Declining Case: Inflectional Loss in Progress

Project Overview

Project

Declining Case: Inflectional Loss in Progress

Project members:

Prof. Matthew Baerman
Dr Alexander Krasovitsky
Prof. Greville G. Corbett
Dr Maria Kyuseva

Consultants:
Prof. Sofija Miloradović (Belgrade, Institute for the Serbian Language SANU)
Prof. Vladimir Zhobov (Sofia, University St. Kliment Ohridski)
Prof. Marjan Markovikj (Skopje, Research Center for Areal Linguistics & MASA)
Davor Jankuloski, MA (Skopje, Research Center for Areal Linguistics & MASA)
Dr Alexander Stewart (statistical modelling)
Nick Harff, MSc., CGeog, FRGS (GIS consultant)

Period of award

March 2021 - June 2024

Funder:

The Leverhulme Trust

The rich case systems that set older languages such as Latin or Old English apart from their descendants were lost over the course of centuries, dramatically changing the linguistic landscape of Europe. The Old English passage se engel cydde cristes acennednyss-e hyrdemann-um 'the angel announced Christ's birth to the shepherds' expresses grammatical relations with case endings (accusative -e, dative -um) while its modern English equivalent resorts to prepositions and word order. Much the same has happened with other Germanic languages, and with the Romance languages. But in spite of the broad sweep of this change we know surprisingly little about how it occurred, and contradictory theories continue to be debated. This is largely because we are constrained to using the imperfect historic record, which cannot tell us how speakers handle variation in their everyday language use and how they promote innovations leading to structural change. Ideally, we would observe language change in progress and with real speakers.

And in fact, we can. The two closely related South Slavonic languages, Serbian and Bulgarian, form two ends of a dialect continuum where this change is still taking place. Standard Serbian represents a conservative variety with six cases, while Standard Bulgarian represents an innovative variety, where nouns do not inflect for case at all. This transition involves both the loss both of inflection of semantic distinctions.

Serbian

Bulgarian

 

idu na

Kipar

(accusative)

otivat

na Kipâr

'They go to Cyprus'

pomažu

Kipru

(dative)

pomagat

na Kipâr

'They help Cyprus'

stanovništvo

Kipra

(genitive)

naselenieto

na Kipâr

'The population of Cyprus'

žive u

Kipru

(locative)     

živejat

na Kipâr

‘They live in Cyprus’

In between, there is a transitional zone with varying degrees of the loss of case, ranging from declining six-case systems, where four of the historical cases (genitive, dative, instrumental and locative) are being gradually ousted by one general oblique form (historically accusative), to severely reduced three- and two-case systems. These changes over space reflect changes over time and provide us with ‘snapshots’ of consecutive historical stages of case decline and loss, reflected in currently spoken language varieties.
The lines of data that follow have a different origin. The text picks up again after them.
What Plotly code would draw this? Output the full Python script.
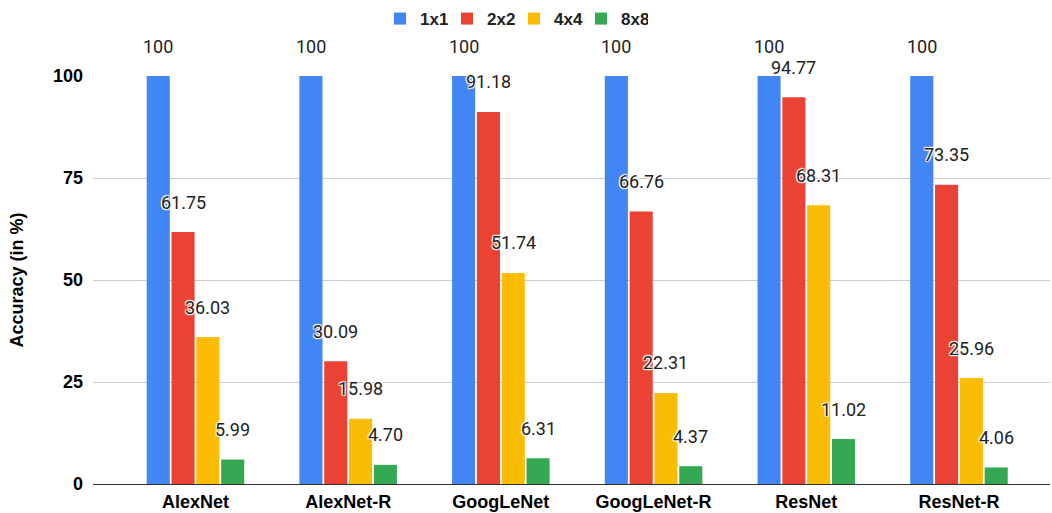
import plotly.graph_objects as go

categories = ["AlexNet", "AlexNet-R", "GoogLeNet", "GoogLeNet-R", "ResNet", "ResNet-R"]
series_names = ["1x1", "2x2", "4x4", "8x8"]
v_1x1 = [100, 100, 100, 100, 100, 100]
v_2x2 = [61.75, 30.09, 91.18, 66.76, 94.77, 73.35]
v_4x4 = [36.03, 15.98, 51.74, 22.31, 68.31, 25.96]
v_8x8 = [5.99, 4.70, 6.31, 4.37, 11.02, 4.06]
labels_1x1 = ["100"] * 6
labels_2x2 = ["61.75", "30.09", "91.18", "66.76", "94.77", "73.35"]
labels_4x4 = ["36.03", "15.98", "51.74", "22.31", "68.31", "25.96"]
labels_8x8 = ["5.99", "4.70", "6.31", "4.37", "11.02", "4.06"]
y_ticks = [0, 25, 50, 75, 100]

colors = ["#4285F4", "#EA4335", "#FBBC04", "#34A853"]
values = [v_1x1, v_2x2, v_4x4, v_8x8]
labels = [labels_1x1, labels_2x2, labels_4x4, labels_8x8]

BOLD = "Liberation Sans, Arial, sans-serif"

fig = go.Figure()
for name, vals, col in zip(series_names, values, colors):
    fig.add_trace(go.Bar(x=categories, y=vals, name=name,
                         marker=dict(color=col, line=dict(width=0))))

bargap = 0.35
slot = (1 - bargap) / 4
halo = "white 1px 1px 1px, white -1px -1px 1px, white 1px -1px 1px, white -1px 1px 1px"
annotations = []
for k, (vals, labs) in enumerate(zip(values, labels)):
    off = (k - 1.5) * slot
    for i, (v, t) in enumerate(zip(vals, labs)):
        annotations.append(dict(
            x=i + off, y=v, xref="x", yref="y", text=t, showarrow=False,
            yshift=30, font=dict(family="Roboto", size=18, color="#222222", shadow=halo),
        ))

fig.update_layout(
    width=1052, height=513,
    margin=dict(l=93, r=2, t=76, b=29),
    paper_bgcolor="white", plot_bgcolor="white",
    barmode="group", bargap=bargap, bargroupgap=0.07,
    font=dict(family=BOLD, color="#000000"),
    legend=dict(orientation="h", x=0.4886, xref="container", xanchor="center",
                y=0.998, yref="container", yanchor="top",
                font=dict(family=BOLD, size=17, color="#222222", weight="bold"),
                itemwidth=30, traceorder="normal", entrywidth=22, entrywidthmode="pixels"),
    annotations=annotations,
    xaxis=dict(type="category", range=[-0.671, 5.596], showgrid=False,
               tickfont=dict(family=BOLD, size=18, color="#000000", weight="bold"),
               ticks="", showline=False, ticklabelstandoff=5, automargin=False),
    yaxis=dict(range=[0, 100], tickvals=y_ticks, showgrid=True, gridcolor="#cccccc",
               gridwidth=1, zeroline=True, zerolinecolor="#333333", zerolinewidth=1,
               tickfont=dict(family=BOLD, size=18, color="#000000", weight="bold"),
               ticklabelstandoff=9, automargin=False,
               title=dict(text="Accuracy (in %)", standoff=24,
                          font=dict(family=BOLD, size=18, color="#000000", weight="bold"))),
)

fig.write_html("out.html")
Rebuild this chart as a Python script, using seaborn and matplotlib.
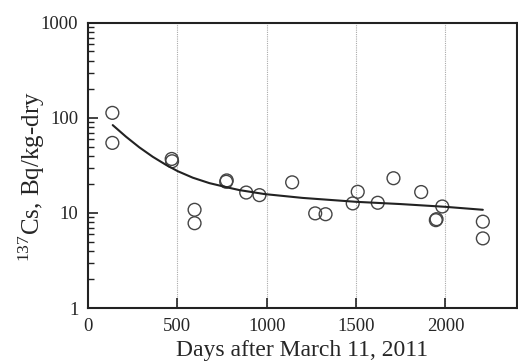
import numpy as np
import pandas as pd
import seaborn as sns
import matplotlib.pyplot as plt
from matplotlib.ticker import LogLocator, NullFormatter, FixedLocator

# measured points
days = [136, 136, 468, 470, 596, 596, 773, 776, 885, 959, 1142, 1271, 1329,
        1481, 1509, 1621, 1709, 1864, 1946, 1950, 1982, 2209, 2209]
cs137 = [113, 54.6, 37, 35, 10.8, 7.8, 21.3, 22.0, 16.4, 15.4, 21, 9.9, 9.7,
         12.6, 16.7, 12.8, 23.2, 16.6, 8.4, 8.6, 11.7, 8.1, 5.4]

# fitted curve
fit_days = [138, 212, 287, 362, 437, 502, 586, 679, 773, 847, 988, 1200,
            1500, 1750, 2000, 2209]
fit_vals = [84, 63.5, 49, 39, 32, 27.5, 23.5, 20.6, 18.7, 17.4, 15.8, 14.4,
            13.1, 12.4, 11.6, 10.8]

sns.set_style("ticks")
plt.rcParams['font.family'] = ['Liberation Serif', 'DejaVu Serif']
plt.rcParams['mathtext.fontset'] = 'custom'
plt.rcParams['mathtext.rm'] = 'Liberation Serif'

pts = pd.DataFrame({"days": days, "cs": cs137})
fit = pd.DataFrame({"days": fit_days, "cs": fit_vals})

fig = plt.figure(figsize=(5.18, 3.63), dpi=100)
ax = fig.add_axes([0.170, 0.1515, 0.828, 0.7855])

sns.lineplot(data=fit, x="days", y="cs", ax=ax, color="#222222", lw=1.5)
sns.scatterplot(data=pts, x="days", y="cs", ax=ax, marker="o", s=85,
                facecolor="none", edgecolor="#444444", linewidth=1.0)

ax.set_yscale("log")
ax.set_xlim(0, 2400)
ax.set_ylim(1, 1000)

ax.xaxis.set_major_locator(FixedLocator([0, 500, 1000, 1500, 2000]))
ax.yaxis.set_minor_locator(LogLocator(base=10, subs=np.arange(2, 10)))
ax.yaxis.set_minor_formatter(NullFormatter())
ax.set_yticks([1, 10, 100, 1000])
ax.set_yticklabels(["1", "10", "100", "1000"])

ax.tick_params(axis="both", which="major", direction="in", length=7,
               width=1.2, labelsize=13.5, pad=7, color="#222222")
ax.tick_params(axis="y", which="minor", direction="in", length=4,
               width=1.0, color="#222222")

for x in [500, 1000, 1500, 2000]:
    ax.axvline(x, color="#aaaaaa", lw=0.8, ls=(0, (1, 1)), zorder=0)

for sp in ax.spines.values():
    sp.set_linewidth(1.5)
    sp.set_color("#222222")

ax.set_xlabel("Days after March 11, 2011", fontsize=17, labelpad=4)
ax.set_ylabel(r"$^{137}$Cs, Bq/kg-dry", fontsize=18)
ax.yaxis.set_label_coords(-0.096, 0.462)

fig.savefig("out.png", dpi=100)
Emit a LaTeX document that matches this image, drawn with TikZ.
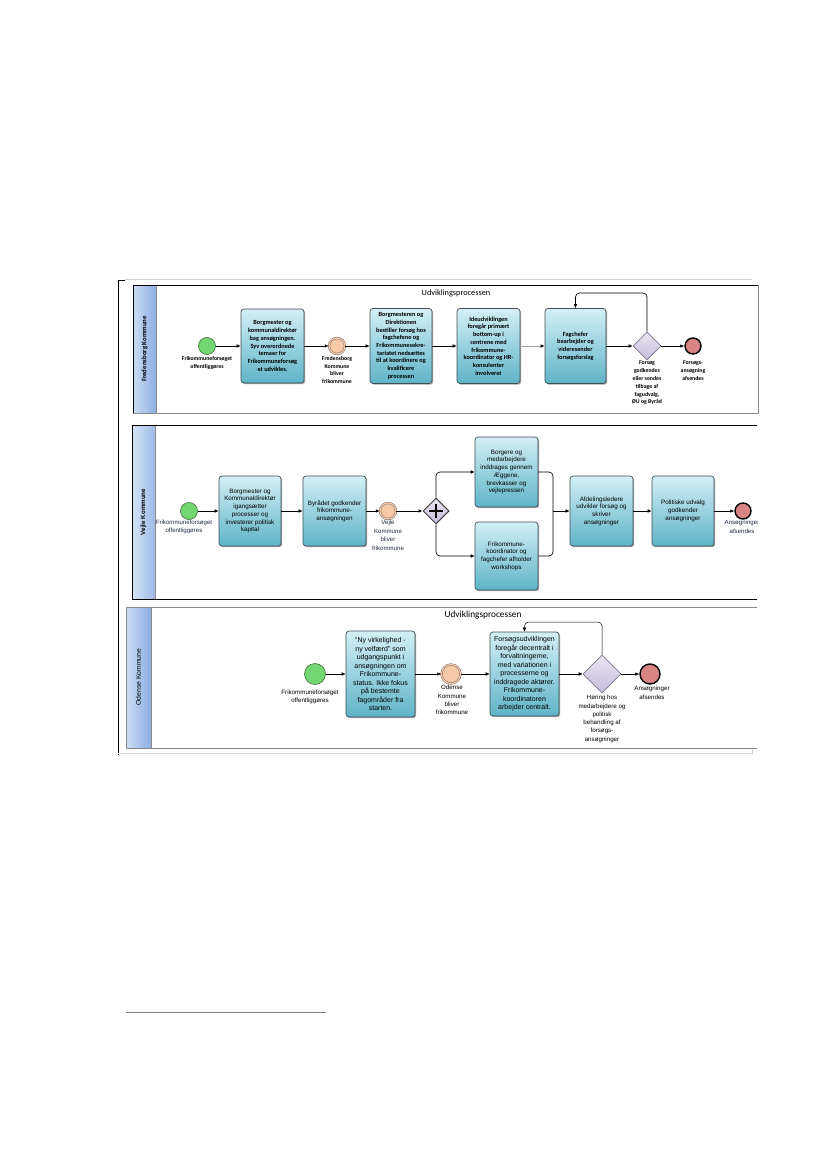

We will develop a historical model of case loss based on this rich dialectal variation and test three hypotheses, applying a variety of analytical techniques to annotated and geographically referenced datasets derived from our fieldwork.

Hypothesis 1. The process of case loss varies according to morphological properties of the lexicon. In Slavonic, the form and distribution of case morphology differs according to noun class. For instance, the nominative and accusative plural of ‘bus’ have distinct endings (autobus-i vs autobus-e), while they share a single ending with ‘woman’ (žen-e). Thus, the frequency, functional load and perceptual salience of case endings differ from noun to noun. Such circumstances may foster or hinder the process of case loss in ways which vary across the lexicon.

 Hypothesis 2. There is cause-and-effect relationship between the loss of case and syntactic change. While there is a well-founded tradition to relate the two types of grammatical change, there is still a lack of empirical data that would clarify the underlying mechanisms. We will investigate such crucial syntactic phenomena as the spread of prepositional constructions, the rise of restrictions on word order, and clitic doubling.

 Hypothesis 3. Covert changes in case use lead to the impoverishment and loss of grammatical case. Dramatic changes affecting case systems may proceed through restricting functions of individual cases, weakening the overall case system. The analysis of transitional dialects will reveal how speakers manage these restrictions and how lexical, morphological and syntactic factors condition them.        

The project brings together large-scale language data which we will obtain through extensive fieldwork in the regions representing three major case-marking types, fine-grained linguistic analysis, advanced statistical modelling and visualisation techniques. The results of the project will be significant in the following respects. First, the project aims to explain the mechanisms one of the major historical developments in European languages from a Slavonic perspective and shed new light on typological and historical research in this area.  Second, we will develop and test a novel framework for the research into grammatical change using rich dialectological data. Third, the online database will make available language data from an understudied area, which will be freely available for a variety of linguistic and cultural research.